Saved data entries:
━━━━━━━━━━

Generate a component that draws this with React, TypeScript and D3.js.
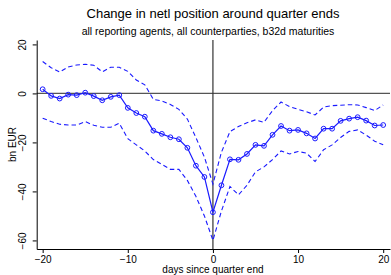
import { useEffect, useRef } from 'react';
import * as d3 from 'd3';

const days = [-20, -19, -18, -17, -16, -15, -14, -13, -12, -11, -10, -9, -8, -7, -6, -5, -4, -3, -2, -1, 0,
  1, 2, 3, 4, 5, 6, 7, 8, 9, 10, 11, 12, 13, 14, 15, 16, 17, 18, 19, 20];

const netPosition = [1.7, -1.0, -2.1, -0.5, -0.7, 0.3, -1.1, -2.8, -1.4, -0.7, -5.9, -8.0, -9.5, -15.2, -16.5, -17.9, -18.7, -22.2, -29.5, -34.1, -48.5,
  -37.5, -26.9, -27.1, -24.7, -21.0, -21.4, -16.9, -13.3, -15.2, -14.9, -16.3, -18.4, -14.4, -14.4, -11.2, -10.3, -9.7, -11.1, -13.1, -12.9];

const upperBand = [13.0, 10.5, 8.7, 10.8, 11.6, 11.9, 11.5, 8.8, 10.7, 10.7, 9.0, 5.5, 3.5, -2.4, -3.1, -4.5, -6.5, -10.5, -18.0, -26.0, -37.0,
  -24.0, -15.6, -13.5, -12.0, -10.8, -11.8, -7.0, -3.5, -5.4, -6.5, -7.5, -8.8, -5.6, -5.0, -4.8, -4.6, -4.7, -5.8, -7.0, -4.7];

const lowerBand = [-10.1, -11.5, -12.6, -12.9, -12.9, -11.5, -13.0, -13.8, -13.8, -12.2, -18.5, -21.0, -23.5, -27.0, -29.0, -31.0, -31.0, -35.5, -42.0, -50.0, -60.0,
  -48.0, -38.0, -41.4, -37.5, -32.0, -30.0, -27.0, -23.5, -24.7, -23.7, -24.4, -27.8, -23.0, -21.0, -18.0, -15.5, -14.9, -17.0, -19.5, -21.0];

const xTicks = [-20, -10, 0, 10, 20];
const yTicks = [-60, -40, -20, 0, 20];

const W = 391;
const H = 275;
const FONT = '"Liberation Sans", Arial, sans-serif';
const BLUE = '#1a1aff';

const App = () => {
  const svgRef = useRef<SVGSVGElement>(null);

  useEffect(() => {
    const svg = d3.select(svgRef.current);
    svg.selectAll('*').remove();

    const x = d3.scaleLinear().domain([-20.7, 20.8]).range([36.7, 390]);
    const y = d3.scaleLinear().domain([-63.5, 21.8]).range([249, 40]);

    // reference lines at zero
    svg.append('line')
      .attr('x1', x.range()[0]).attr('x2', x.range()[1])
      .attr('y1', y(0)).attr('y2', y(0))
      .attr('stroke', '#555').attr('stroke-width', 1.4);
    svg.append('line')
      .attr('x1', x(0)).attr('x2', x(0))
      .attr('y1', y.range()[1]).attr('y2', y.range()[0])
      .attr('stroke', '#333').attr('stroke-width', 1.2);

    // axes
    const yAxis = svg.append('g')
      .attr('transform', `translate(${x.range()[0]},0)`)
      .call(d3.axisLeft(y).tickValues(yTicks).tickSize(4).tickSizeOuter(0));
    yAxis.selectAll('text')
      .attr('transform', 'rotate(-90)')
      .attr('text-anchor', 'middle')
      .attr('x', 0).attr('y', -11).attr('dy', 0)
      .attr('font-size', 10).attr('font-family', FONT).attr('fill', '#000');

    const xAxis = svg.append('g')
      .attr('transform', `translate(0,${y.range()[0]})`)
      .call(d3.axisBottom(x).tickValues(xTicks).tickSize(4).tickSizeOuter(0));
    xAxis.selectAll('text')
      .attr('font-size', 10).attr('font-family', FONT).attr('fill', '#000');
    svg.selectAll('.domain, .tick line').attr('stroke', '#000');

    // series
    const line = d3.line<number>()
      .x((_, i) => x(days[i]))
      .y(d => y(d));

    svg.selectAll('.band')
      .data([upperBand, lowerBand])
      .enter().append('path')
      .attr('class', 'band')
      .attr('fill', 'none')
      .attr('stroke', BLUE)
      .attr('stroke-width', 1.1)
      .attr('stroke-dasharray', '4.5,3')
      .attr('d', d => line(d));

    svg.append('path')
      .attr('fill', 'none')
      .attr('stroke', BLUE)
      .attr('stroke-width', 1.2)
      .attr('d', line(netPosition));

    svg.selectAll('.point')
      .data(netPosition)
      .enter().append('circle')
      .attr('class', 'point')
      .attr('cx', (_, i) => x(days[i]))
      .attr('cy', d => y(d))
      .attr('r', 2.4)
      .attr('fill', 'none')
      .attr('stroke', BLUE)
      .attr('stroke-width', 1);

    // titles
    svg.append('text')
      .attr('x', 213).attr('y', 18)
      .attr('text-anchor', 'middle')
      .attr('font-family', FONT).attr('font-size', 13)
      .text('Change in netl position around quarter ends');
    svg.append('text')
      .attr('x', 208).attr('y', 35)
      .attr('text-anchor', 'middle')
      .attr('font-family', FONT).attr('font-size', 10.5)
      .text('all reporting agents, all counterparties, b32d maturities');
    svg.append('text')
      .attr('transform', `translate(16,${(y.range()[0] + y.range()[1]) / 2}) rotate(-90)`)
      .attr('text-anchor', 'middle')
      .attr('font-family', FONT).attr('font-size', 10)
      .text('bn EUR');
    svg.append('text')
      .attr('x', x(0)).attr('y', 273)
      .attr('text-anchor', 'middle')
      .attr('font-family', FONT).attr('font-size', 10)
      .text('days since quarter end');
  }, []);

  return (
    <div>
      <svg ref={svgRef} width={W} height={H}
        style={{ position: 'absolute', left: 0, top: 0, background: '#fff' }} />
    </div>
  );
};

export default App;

━━━━━━━━━━

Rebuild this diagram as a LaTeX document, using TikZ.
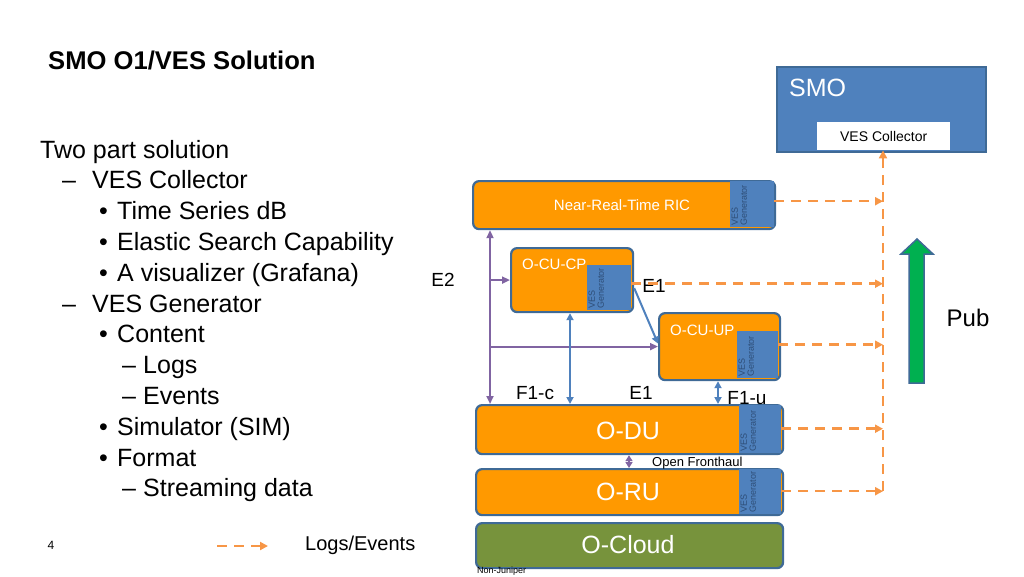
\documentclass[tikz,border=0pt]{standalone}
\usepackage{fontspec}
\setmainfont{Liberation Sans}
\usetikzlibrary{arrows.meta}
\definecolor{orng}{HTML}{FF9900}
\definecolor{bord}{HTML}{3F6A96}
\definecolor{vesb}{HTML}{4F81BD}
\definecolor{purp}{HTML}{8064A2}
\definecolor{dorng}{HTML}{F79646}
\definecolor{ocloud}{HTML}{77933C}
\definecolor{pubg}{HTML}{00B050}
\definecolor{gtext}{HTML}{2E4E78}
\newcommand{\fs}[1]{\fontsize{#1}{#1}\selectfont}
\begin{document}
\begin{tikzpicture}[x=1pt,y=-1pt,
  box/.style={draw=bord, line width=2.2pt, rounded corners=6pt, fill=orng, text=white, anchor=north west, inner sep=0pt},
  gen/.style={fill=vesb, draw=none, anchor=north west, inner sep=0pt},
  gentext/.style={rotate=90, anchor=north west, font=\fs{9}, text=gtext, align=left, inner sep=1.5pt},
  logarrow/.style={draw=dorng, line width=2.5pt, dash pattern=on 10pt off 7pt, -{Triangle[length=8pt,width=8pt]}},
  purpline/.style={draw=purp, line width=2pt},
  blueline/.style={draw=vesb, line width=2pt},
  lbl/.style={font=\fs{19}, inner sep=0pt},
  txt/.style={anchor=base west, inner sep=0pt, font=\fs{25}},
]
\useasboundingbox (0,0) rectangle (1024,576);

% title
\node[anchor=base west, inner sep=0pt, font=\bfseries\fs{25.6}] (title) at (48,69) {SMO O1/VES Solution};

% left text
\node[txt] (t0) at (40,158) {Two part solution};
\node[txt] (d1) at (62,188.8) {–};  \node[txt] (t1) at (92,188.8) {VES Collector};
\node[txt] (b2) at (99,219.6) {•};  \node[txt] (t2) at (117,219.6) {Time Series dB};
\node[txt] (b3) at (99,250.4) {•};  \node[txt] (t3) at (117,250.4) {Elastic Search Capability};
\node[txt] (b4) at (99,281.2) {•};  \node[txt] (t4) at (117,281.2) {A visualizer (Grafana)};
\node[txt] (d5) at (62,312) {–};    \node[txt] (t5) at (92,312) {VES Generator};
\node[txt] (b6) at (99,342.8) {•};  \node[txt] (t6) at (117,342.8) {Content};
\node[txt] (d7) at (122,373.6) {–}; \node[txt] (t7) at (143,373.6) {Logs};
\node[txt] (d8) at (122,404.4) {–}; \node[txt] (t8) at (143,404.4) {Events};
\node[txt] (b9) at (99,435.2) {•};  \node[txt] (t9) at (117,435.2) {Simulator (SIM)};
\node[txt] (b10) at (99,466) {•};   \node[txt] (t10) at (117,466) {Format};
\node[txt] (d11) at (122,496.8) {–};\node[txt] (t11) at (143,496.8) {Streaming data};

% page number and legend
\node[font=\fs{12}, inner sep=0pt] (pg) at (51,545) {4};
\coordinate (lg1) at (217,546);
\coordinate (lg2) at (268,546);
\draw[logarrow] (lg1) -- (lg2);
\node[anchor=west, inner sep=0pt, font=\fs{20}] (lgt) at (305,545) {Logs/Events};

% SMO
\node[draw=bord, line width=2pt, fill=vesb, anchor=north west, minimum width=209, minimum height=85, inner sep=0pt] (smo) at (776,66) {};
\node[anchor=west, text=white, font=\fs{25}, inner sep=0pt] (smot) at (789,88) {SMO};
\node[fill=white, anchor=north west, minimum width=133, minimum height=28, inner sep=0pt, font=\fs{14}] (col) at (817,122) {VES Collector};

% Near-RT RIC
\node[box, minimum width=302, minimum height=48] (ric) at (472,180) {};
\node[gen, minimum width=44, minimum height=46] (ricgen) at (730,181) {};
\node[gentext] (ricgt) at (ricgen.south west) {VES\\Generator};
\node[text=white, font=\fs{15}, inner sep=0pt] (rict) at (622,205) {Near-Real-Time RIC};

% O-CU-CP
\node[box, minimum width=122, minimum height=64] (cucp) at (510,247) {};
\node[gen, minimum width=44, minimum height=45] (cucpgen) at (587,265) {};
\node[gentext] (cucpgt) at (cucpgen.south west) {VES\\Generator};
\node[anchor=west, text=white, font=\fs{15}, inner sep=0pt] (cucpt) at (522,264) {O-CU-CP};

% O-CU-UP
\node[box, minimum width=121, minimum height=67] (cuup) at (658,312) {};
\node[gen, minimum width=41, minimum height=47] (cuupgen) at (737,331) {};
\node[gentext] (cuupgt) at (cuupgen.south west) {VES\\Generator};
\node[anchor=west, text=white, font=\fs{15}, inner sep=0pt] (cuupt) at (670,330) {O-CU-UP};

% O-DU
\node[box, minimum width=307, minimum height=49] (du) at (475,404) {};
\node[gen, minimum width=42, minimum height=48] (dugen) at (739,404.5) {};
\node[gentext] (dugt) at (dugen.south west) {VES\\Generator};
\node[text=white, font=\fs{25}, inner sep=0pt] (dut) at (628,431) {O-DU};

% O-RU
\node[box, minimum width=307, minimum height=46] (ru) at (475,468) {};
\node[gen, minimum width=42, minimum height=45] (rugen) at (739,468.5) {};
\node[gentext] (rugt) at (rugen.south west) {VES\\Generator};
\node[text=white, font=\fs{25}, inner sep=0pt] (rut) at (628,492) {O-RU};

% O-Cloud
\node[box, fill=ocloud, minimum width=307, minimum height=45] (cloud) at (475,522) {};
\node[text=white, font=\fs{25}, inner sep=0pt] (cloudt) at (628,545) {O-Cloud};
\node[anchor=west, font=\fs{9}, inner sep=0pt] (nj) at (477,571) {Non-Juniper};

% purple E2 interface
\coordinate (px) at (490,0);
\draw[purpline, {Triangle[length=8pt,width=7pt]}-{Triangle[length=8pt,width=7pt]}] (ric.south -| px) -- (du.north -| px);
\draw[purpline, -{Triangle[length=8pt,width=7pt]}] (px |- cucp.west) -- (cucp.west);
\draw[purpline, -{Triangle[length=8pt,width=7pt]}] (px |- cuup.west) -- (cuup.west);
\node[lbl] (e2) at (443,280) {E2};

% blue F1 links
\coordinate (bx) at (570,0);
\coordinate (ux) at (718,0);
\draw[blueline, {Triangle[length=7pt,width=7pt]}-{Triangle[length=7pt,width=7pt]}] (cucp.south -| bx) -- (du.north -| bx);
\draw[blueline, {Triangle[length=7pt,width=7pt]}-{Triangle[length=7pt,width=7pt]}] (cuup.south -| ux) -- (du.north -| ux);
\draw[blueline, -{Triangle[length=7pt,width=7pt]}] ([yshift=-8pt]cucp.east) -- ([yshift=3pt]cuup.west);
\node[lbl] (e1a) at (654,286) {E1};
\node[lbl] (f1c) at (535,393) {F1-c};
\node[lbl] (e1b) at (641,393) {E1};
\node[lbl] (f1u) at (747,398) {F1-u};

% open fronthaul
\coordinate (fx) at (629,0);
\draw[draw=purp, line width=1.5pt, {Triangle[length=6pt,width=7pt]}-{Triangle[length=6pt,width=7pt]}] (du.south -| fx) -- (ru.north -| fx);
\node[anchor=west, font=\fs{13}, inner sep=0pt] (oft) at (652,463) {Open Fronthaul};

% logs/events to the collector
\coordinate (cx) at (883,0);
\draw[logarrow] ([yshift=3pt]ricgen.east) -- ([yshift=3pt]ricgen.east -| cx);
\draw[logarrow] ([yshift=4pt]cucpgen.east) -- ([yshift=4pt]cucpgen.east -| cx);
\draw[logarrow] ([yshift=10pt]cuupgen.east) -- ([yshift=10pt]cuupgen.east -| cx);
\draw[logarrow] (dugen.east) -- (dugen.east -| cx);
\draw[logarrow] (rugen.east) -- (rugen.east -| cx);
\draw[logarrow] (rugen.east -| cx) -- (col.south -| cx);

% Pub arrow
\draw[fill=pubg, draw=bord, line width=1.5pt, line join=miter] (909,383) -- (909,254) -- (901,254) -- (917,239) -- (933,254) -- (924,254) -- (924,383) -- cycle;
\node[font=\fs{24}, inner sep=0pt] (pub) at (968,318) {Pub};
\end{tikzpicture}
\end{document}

━━━━━━━━━━

Only the lines from the one bearing "Generate a component" to the one bearing "const svgRef = useRef<SVGSVGElement>(null);", both included, should be restated word for word, with pictures left out.

Generate a component that draws this with React, TypeScript and D3.js.
import { useEffect, useRef } from 'react';
import * as d3 from 'd3';

const days = [-20, -19, -18, -17, -16, -15, -14, -13, -12, -11, -10, -9, -8, -7, -6, -5, -4, -3, -2, -1, 0,
  1, 2, 3, 4, 5, 6, 7, 8, 9, 10, 11, 12, 13, 14, 15, 16, 17, 18, 19, 20];

const netPosition = [1.7, -1.0, -2.1, -0.5, -0.7, 0.3, -1.1, -2.8, -1.4, -0.7, -5.9, -8.0, -9.5, -15.2, -16.5, -17.9, -18.7, -22.2, -29.5, -34.1, -48.5,
  -37.5, -26.9, -27.1, -24.7, -21.0, -21.4, -16.9, -13.3, -15.2, -14.9, -16.3, -18.4, -14.4, -14.4, -11.2, -10.3, -9.7, -11.1, -13.1, -12.9];

const upperBand = [13.0, 10.5, 8.7, 10.8, 11.6, 11.9, 11.5, 8.8, 10.7, 10.7, 9.0, 5.5, 3.5, -2.4, -3.1, -4.5, -6.5, -10.5, -18.0, -26.0, -37.0,
  -24.0, -15.6, -13.5, -12.0, -10.8, -11.8, -7.0, -3.5, -5.4, -6.5, -7.5, -8.8, -5.6, -5.0, -4.8, -4.6, -4.7, -5.8, -7.0, -4.7];

const lowerBand = [-10.1, -11.5, -12.6, -12.9, -12.9, -11.5, -13.0, -13.8, -13.8, -12.2, -18.5, -21.0, -23.5, -27.0, -29.0, -31.0, -31.0, -35.5, -42.0, -50.0, -60.0,
  -48.0, -38.0, -41.4, -37.5, -32.0, -30.0, -27.0, -23.5, -24.7, -23.7, -24.4, -27.8, -23.0, -21.0, -18.0, -15.5, -14.9, -17.0, -19.5, -21.0];

const xTicks = [-20, -10, 0, 10, 20];
const yTicks = [-60, -40, -20, 0, 20];

const W = 391;
const H = 275;
const FONT = '"Liberation Sans", Arial, sans-serif';
const BLUE = '#1a1aff';

const App = () => {
  const svgRef = useRef<SVGSVGElement>(null);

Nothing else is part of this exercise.